# Canonical map

In mathematics, a canonical map, also called a natural map, is a map or morphism between objects that arises naturally from the definition or the construction of the objects. In general it is the map which preserves the widest amount of structure, and it tends to be unique. In the rare cases where latitude in choice remains, the map is either conventionally agreed upon to be the most useful for further analysis, or sometimes the most elegant map known.

A closely related notion is a structure map or structure morphism; the map or morphism that comes with the given structure on the object. These are also sometimes called canonical maps.

A canonical isomorphism is a canonical map that is also an isomorphism (i.e., invertible).

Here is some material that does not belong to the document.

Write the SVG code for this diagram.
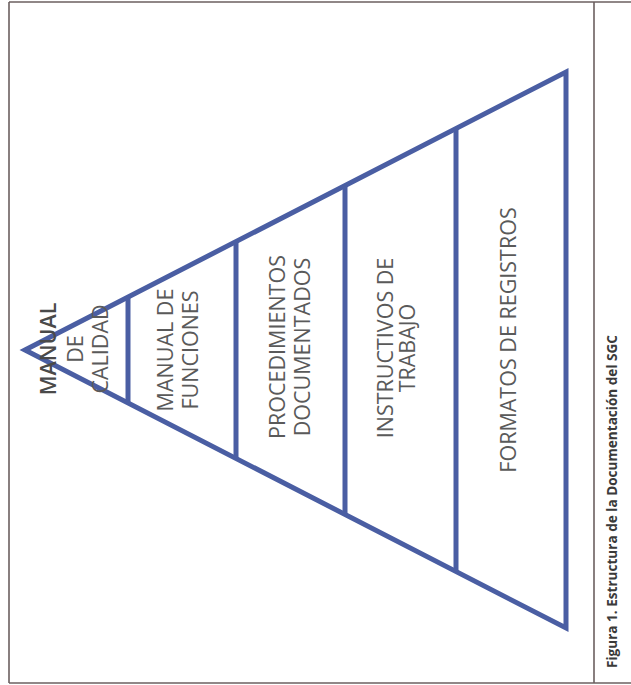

In some contexts, it is necessary to address an issue of choices of canonical maps or canonical isomorphisms; see prestack for a typical example.

## Examples

• If N is a normal subgroup of a group G, then there is a canonical surjective group homomorphism from G to the quotient group G/N that sends an element g to the coset that g belongs to.
• If I is an ideal of a ring R, there is a canonical surjective ring homomorphism RR/I from R onto the quotent ring R/I sending an element r to its coset I+r.
• If V is a vector space, then there is a canonical map from V to the second dual space of V that sends a vector v to the linear functional fv defined by fv(λ) = λ(v).
• If f : RS is a homomorphism between commutative rings, then S can be viewed as an algebra over R. The ring homomorphism f is then called the structure map (for the algebra structure). The corresponding map on the prime spectra f* : Spec(S) → Spec(R) is also called the structure map.
• If E is a vector bundle over a topological space X, then the projection map from E to X is the structure map.
• In topology, a canonical map is a function f mapping a set XX (X modulo R), where R is an equivalence relation on X, that takes each x in X to the equivalence class [x] modulo R.